The broad swath of warmer-than-usual seawater is spreading and deepening. The two largest concentrations are off the coast of Peru, where water is 4 degrees Centigrade warmer than usual, and just west of Vancouver and Seattle — 3 degrees warmer.
If this El Niño continues to grow, it could surpass the modern record-setting 1997-98 El Niño event, which inundated the Bay Area and the rest of California for months, causing flooding, mudslides and subsidences, and heavy snowfalls in the Sierra.
But Jan Null, certified consulting meteorologist with Golden Gate Weather Services, cautions that those scenarios are based on only one of many models. “We don’t know if one model is better than any other,” said Null, who noted that strong ocean warming trends have occurred before in the summer only to have the El Niño fizzle out in the winter.
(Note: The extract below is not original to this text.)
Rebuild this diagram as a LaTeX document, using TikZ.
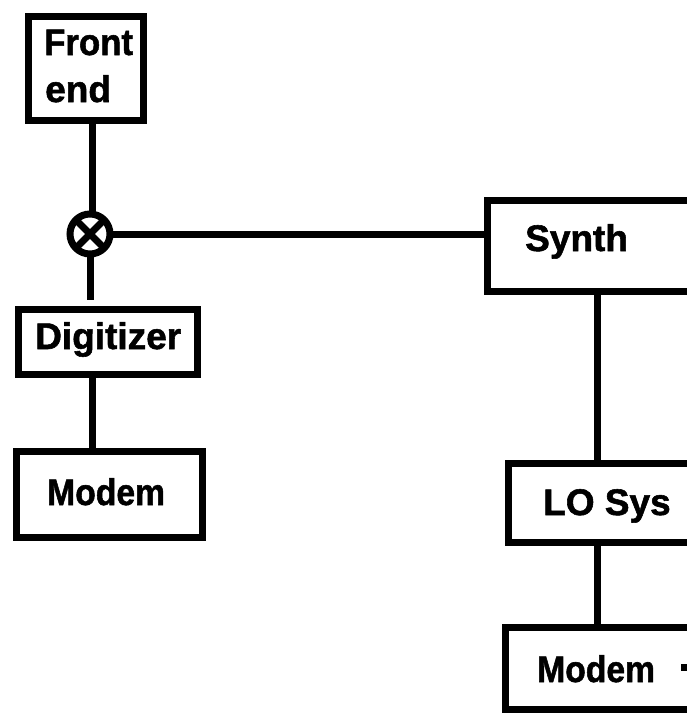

While El Niño is associated with warming in the southern Pacific, Null is also keeping an eye on the temperature rise in the Gulf of Alaska, which he said is unprecedented. “We don’t know what that means,” he said.
Typically, a robust El Niño phenomenon indicates heavier than normal rainfall in California in the fall and winter, a mild Atlantic hurricane season, a warmer than normal winter over major parts of the U.S., and a very active hurricane and typhoon season in the Pacific.
Null said we would need two and a half times normal rainfall (23-24 inches is the norm) to erase the current drought deficit, something that has never happened. Even in the modern-record El Niño of 1997-98, California received only 47 inches. A powerful El Niño would almost ensure that 2015 will be the warmest year on record.